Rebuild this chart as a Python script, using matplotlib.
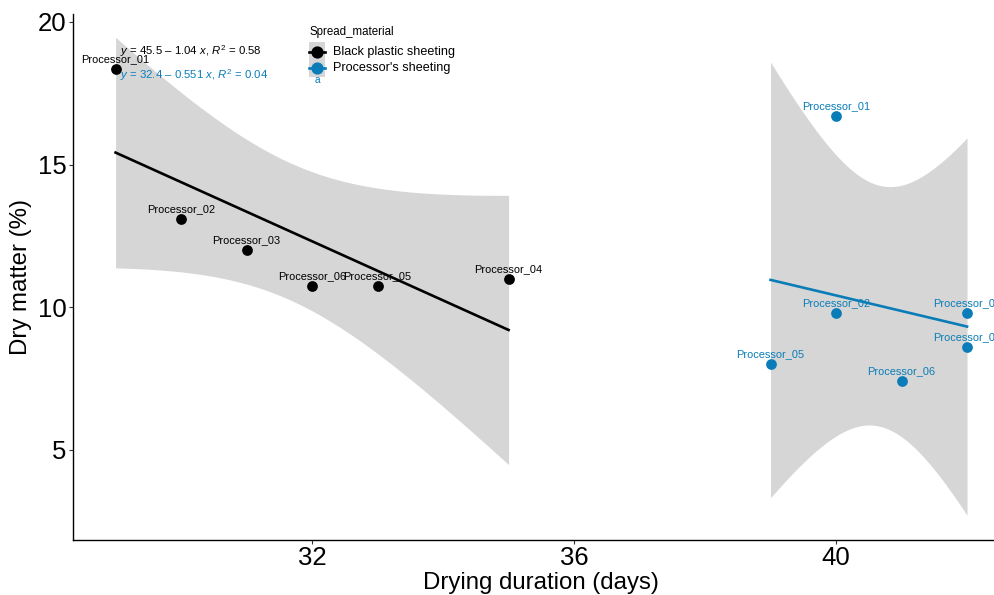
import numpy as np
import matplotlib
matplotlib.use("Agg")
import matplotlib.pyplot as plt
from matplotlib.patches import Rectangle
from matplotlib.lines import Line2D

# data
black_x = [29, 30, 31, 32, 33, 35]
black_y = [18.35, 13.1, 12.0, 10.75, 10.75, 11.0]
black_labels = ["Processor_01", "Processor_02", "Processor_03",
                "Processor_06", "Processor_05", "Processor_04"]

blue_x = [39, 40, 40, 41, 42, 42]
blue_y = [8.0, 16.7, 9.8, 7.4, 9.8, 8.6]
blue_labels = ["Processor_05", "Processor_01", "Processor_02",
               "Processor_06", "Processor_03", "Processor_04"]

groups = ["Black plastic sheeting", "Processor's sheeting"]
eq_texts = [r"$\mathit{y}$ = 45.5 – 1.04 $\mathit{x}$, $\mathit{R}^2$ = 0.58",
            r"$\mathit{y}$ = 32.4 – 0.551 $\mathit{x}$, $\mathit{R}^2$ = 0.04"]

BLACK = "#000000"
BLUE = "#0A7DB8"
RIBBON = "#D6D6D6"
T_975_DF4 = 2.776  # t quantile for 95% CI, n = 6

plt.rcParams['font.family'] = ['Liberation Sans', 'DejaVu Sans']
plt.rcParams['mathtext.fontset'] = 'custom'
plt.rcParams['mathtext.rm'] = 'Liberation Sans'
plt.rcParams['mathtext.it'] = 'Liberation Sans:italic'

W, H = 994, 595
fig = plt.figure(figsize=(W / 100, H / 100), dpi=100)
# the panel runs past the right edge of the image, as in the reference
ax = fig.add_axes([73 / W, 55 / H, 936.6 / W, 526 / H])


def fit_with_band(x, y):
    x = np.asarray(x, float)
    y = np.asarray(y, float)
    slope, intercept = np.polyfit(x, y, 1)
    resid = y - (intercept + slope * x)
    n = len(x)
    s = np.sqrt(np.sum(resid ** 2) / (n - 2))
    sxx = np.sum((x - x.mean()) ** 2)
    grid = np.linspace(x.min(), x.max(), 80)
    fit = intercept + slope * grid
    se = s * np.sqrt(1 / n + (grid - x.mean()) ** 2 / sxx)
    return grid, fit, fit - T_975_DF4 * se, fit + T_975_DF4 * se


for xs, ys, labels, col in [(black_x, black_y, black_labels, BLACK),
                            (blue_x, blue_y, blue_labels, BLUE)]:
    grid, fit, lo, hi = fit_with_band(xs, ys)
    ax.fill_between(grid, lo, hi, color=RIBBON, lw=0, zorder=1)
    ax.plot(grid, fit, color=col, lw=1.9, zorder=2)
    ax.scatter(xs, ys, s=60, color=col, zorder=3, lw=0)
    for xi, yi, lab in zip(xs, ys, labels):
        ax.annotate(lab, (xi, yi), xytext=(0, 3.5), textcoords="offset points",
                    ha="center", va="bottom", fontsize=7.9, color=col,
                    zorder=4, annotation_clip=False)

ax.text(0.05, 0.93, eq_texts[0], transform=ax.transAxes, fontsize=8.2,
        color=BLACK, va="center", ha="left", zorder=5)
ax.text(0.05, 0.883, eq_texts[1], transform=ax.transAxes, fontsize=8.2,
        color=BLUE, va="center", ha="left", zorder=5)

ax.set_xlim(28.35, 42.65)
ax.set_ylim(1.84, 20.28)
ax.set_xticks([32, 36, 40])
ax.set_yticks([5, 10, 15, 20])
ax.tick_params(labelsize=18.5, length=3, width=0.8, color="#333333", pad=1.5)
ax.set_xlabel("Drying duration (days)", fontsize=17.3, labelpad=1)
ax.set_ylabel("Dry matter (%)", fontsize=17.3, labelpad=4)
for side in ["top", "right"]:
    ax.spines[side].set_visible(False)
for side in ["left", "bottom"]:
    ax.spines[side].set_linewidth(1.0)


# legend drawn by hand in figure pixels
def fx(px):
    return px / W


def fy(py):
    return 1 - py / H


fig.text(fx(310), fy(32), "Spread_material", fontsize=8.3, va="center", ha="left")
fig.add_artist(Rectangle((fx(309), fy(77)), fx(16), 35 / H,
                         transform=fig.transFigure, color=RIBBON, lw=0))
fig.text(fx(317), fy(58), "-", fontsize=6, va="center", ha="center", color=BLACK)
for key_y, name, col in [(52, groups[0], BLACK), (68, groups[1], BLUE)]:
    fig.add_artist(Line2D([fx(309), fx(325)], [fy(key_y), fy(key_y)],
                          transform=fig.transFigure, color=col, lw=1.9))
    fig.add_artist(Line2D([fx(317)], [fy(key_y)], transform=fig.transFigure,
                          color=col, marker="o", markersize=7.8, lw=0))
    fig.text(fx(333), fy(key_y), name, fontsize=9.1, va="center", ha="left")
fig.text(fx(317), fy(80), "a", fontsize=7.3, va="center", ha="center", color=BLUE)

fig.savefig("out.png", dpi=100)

• [Problem description]: Using the material above, set down every line exactly, but skip the pictures.

• [The output]:
Rebuild this chart as a Python script, using matplotlib.
import numpy as np
import matplotlib
matplotlib.use("Agg")
import matplotlib.pyplot as plt
from matplotlib.patches import Rectangle
from matplotlib.lines import Line2D

# data
black_x = [29, 30, 31, 32, 33, 35]
black_y = [18.35, 13.1, 12.0, 10.75, 10.75, 11.0]
black_labels = ["Processor_01", "Processor_02", "Processor_03",
                "Processor_06", "Processor_05", "Processor_04"]

blue_x = [39, 40, 40, 41, 42, 42]
blue_y = [8.0, 16.7, 9.8, 7.4, 9.8, 8.6]
blue_labels = ["Processor_05", "Processor_01", "Processor_02",
               "Processor_06", "Processor_03", "Processor_04"]

groups = ["Black plastic sheeting", "Processor's sheeting"]
eq_texts = [r"$\mathit{y}$ = 45.5 – 1.04 $\mathit{x}$, $\mathit{R}^2$ = 0.58",
            r"$\mathit{y}$ = 32.4 – 0.551 $\mathit{x}$, $\mathit{R}^2$ = 0.04"]

BLACK = "#000000"
BLUE = "#0A7DB8"
RIBBON = "#D6D6D6"
T_975_DF4 = 2.776  # t quantile for 95% CI, n = 6

plt.rcParams['font.family'] = ['Liberation Sans', 'DejaVu Sans']
plt.rcParams['mathtext.fontset'] = 'custom'
plt.rcParams['mathtext.rm'] = 'Liberation Sans'
plt.rcParams['mathtext.it'] = 'Liberation Sans:italic'

W, H = 994, 595
fig = plt.figure(figsize=(W / 100, H / 100), dpi=100)
# the panel runs past the right edge of the image, as in the reference
ax = fig.add_axes([73 / W, 55 / H, 936.6 / W, 526 / H])


def fit_with_band(x, y):
    x = np.asarray(x, float)
    y = np.asarray(y, float)
    slope, intercept = np.polyfit(x, y, 1)
    resid = y - (intercept + slope * x)
    n = len(x)
    s = np.sqrt(np.sum(resid ** 2) / (n - 2))
    sxx = np.sum((x - x.mean()) ** 2)
    grid = np.linspace(x.min(), x.max(), 80)
    fit = intercept + slope * grid
    se = s * np.sqrt(1 / n + (grid - x.mean()) ** 2 / sxx)
    return grid, fit, fit - T_975_DF4 * se, fit + T_975_DF4 * se


for xs, ys, labels, col in [(black_x, black_y, black_labels, BLACK),
                            (blue_x, blue_y, blue_labels, BLUE)]:
    grid, fit, lo, hi = fit_with_band(xs, ys)
    ax.fill_between(grid, lo, hi, color=RIBBON, lw=0, zorder=1)
    ax.plot(grid, fit, color=col, lw=1.9, zorder=2)
    ax.scatter(xs, ys, s=60, color=col, zorder=3, lw=0)
    for xi, yi, lab in zip(xs, ys, labels):
        ax.annotate(lab, (xi, yi), xytext=(0, 3.5), textcoords="offset points",
                    ha="center", va="bottom", fontsize=7.9, color=col,
                    zorder=4, annotation_clip=False)

ax.text(0.05, 0.93, eq_texts[0], transform=ax.transAxes, fontsize=8.2,
        color=BLACK, va="center", ha="left", zorder=5)
ax.text(0.05, 0.883, eq_texts[1], transform=ax.transAxes, fontsize=8.2,
        color=BLUE, va="center", ha="left", zorder=5)

ax.set_xlim(28.35, 42.65)
ax.set_ylim(1.84, 20.28)
ax.set_xticks([32, 36, 40])
ax.set_yticks([5, 10, 15, 20])
ax.tick_params(labelsize=18.5, length=3, width=0.8, color="#333333", pad=1.5)
ax.set_xlabel("Drying duration (days)", fontsize=17.3, labelpad=1)
ax.set_ylabel("Dry matter (%)", fontsize=17.3, labelpad=4)
for side in ["top", "right"]:
    ax.spines[side].set_visible(False)
for side in ["left", "bottom"]:
    ax.spines[side].set_linewidth(1.0)


# legend drawn by hand in figure pixels
def fx(px):
    return px / W


def fy(py):
    return 1 - py / H


fig.text(fx(310), fy(32), "Spread_material", fontsize=8.3, va="center", ha="left")
fig.add_artist(Rectangle((fx(309), fy(77)), fx(16), 35 / H,
                         transform=fig.transFigure, color=RIBBON, lw=0))
fig.text(fx(317), fy(58), "-", fontsize=6, va="center", ha="center", color=BLACK)
for key_y, name, col in [(52, groups[0], BLACK), (68, groups[1], BLUE)]:
    fig.add_artist(Line2D([fx(309), fx(325)], [fy(key_y), fy(key_y)],
                          transform=fig.transFigure, color=col, lw=1.9))
    fig.add_artist(Line2D([fx(317)], [fy(key_y)], transform=fig.transFigure,
                          color=col, marker="o", markersize=7.8, lw=0))
    fig.text(fx(333), fy(key_y), name, fontsize=9.1, va="center", ha="left")
fig.text(fx(317), fy(80), "a", fontsize=7.3, va="center", ha="center", color=BLUE)

fig.savefig("out.png", dpi=100)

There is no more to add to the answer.